Como já lembrou Hanna Kim, o Brasil é um grande exportador de novelas. A atriz Lucélia Santos, de “A Escrava Isaura” (1976), por exemplo, tornou-se uma estrela na China, um dos quase 80 países a exibir a novela, e é querida e lembrada pelo povo chinês até hoje.
Em 2004, Lucélia chegou a integrar a comitiva do então presidente Lula em viagem oficial ao outro lado do planeta. Apesar da força das telenovelas brasileiras ao redor do mundo nas últimas décadas, elas se tratam de produtos da iniciativa privada. A nível governamental, com políticas públicas de incentivo, o professor Gabriel Adam não vislumbra possibilidade de o país produzir uma “onda brasileira”, similar ao fenômeno coreano, no futuro próximo.
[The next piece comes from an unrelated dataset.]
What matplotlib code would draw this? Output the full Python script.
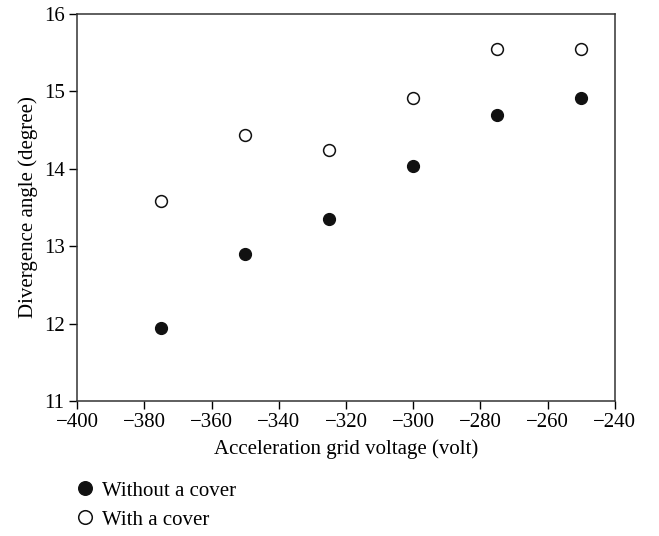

“No atual governo isso seria impossível, pela falta de incentivo e pela confusão do [hoje extinto] Ministério da Cultura. Mas, excetuando o cenário atual, o governo do Brasil não tem histórico de fazer movimentos de exportação da cultura brasileira, talvez porque nunca demos a devida importância para ela, ou não a enxergamos como uma forma de projeção do país para além do Carnaval e do futebol. Nossos governos, com raras exceções, não viram potencial geoeconômico na cultura. E, ainda assim, qual cultura brasileira exportaríamos? O Brasil tem uma cultura muito rica e variada, logo é difícil definir uma única cultura brasileira”, pontua o pesquisador.